== RECORD EXCERPTS ==
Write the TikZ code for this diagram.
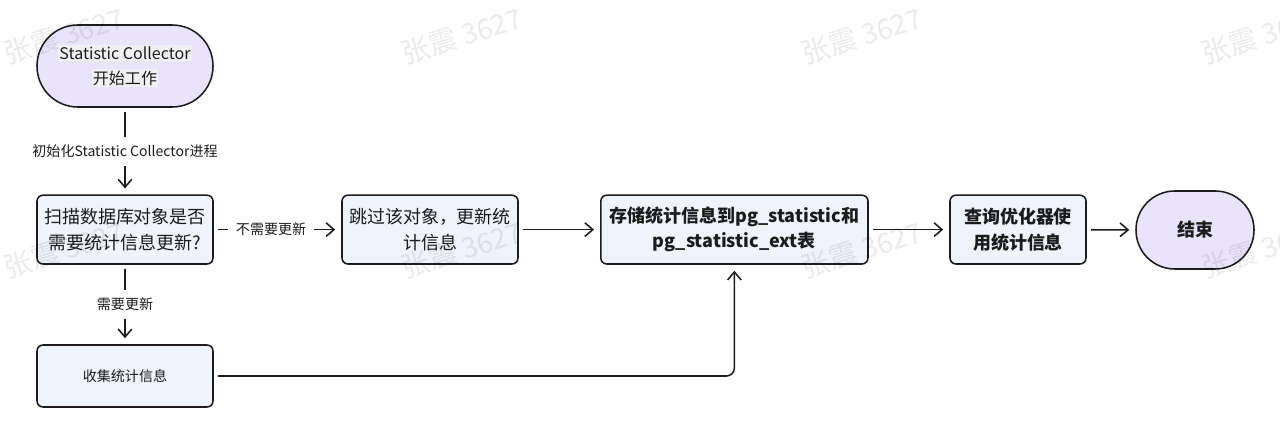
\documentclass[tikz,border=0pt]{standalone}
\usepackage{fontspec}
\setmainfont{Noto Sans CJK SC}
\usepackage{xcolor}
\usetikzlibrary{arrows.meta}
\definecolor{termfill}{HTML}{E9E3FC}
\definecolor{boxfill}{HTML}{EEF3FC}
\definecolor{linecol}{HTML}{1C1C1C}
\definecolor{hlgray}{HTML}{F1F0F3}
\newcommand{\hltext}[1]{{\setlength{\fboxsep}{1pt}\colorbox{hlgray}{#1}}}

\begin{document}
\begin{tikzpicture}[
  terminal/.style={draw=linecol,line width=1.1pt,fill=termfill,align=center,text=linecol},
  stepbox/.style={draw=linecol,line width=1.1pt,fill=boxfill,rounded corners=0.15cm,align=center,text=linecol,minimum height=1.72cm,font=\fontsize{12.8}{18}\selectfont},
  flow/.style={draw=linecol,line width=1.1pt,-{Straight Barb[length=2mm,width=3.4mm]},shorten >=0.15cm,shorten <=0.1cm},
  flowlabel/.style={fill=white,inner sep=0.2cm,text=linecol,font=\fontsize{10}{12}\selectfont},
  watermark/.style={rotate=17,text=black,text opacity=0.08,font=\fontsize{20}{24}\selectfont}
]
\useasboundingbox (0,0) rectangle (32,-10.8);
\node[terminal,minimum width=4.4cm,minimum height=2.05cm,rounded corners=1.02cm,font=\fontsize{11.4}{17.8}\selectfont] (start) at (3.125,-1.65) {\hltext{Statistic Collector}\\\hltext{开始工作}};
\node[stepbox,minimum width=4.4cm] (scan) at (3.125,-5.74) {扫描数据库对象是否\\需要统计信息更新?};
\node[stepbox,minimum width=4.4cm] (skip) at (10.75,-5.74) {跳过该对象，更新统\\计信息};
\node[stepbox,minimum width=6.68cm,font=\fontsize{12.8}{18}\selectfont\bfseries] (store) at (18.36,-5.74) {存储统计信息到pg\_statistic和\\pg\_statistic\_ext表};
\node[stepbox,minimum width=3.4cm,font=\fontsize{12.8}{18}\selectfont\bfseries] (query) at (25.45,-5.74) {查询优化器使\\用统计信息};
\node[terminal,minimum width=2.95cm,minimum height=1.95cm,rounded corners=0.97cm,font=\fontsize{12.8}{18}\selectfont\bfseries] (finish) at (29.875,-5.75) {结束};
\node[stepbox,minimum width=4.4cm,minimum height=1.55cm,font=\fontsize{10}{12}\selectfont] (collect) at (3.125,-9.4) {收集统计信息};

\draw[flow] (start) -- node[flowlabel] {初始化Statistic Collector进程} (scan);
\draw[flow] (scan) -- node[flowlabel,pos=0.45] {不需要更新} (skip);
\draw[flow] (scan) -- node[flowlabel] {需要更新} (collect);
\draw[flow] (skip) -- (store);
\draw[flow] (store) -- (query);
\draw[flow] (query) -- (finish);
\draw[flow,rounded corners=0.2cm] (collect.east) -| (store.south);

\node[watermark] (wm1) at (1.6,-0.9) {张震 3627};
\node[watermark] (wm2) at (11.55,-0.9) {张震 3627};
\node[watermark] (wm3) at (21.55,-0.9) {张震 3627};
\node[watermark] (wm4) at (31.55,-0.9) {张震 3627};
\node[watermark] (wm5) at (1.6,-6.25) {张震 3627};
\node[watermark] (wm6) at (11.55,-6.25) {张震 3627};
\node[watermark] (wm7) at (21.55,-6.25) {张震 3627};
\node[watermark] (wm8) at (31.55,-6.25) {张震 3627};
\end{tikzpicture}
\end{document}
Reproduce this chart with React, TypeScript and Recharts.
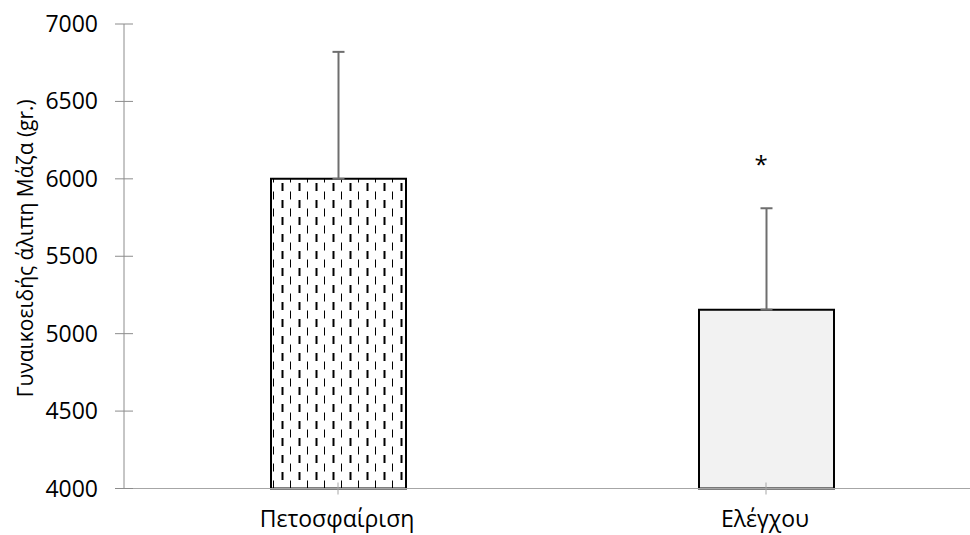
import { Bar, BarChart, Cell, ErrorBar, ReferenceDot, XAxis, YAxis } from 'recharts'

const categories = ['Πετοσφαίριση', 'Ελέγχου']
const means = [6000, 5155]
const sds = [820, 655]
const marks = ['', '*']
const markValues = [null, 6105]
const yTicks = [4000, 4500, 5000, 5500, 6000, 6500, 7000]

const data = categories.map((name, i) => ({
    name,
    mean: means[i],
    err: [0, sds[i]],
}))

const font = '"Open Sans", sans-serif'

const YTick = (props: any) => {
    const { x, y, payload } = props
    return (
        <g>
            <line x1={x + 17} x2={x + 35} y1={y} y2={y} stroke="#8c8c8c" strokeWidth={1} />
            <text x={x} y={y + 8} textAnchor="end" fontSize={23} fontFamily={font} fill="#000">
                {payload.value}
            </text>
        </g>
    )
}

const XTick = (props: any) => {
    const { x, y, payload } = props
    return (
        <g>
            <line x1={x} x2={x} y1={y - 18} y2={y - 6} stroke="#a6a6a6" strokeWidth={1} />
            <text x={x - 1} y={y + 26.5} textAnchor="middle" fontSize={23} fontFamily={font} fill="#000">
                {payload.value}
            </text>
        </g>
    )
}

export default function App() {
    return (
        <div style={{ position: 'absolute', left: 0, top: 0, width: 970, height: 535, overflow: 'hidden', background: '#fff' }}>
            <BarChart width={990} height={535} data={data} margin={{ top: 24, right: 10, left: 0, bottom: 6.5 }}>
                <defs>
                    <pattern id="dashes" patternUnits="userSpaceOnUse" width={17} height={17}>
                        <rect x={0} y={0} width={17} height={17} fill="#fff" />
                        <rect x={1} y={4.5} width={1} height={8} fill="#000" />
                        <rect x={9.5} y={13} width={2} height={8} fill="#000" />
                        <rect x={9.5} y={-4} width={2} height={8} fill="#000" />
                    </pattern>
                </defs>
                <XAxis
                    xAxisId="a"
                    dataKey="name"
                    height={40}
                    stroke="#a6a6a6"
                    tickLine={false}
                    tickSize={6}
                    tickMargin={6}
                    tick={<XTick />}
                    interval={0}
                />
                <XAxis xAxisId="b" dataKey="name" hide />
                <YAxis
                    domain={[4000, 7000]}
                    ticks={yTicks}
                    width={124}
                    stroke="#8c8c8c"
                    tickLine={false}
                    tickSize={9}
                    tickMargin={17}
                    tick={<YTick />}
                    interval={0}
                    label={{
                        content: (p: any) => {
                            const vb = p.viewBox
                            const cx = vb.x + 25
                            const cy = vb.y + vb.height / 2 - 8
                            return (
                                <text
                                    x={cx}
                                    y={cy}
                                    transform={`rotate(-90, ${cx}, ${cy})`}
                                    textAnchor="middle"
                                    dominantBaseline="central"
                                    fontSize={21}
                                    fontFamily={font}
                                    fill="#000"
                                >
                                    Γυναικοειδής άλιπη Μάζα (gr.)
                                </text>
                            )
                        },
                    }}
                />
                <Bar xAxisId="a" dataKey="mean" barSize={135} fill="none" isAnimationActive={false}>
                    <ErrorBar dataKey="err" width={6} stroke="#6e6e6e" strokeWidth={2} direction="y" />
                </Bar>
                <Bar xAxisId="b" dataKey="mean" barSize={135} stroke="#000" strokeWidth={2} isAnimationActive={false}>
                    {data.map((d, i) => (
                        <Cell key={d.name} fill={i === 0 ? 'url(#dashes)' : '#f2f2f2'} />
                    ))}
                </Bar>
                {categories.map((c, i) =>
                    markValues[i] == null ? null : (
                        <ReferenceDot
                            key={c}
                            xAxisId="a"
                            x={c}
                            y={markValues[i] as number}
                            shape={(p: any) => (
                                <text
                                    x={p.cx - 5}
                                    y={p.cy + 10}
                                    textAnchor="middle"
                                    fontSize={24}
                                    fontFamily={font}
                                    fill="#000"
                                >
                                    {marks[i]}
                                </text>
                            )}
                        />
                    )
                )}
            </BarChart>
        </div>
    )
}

== SHORT TASK ==
Using the records above, find and show each line with the string "this".

== EXERCISE SOLUTION ==
Write the TikZ code for this diagram.
Reproduce this chart with React, TypeScript and Recharts.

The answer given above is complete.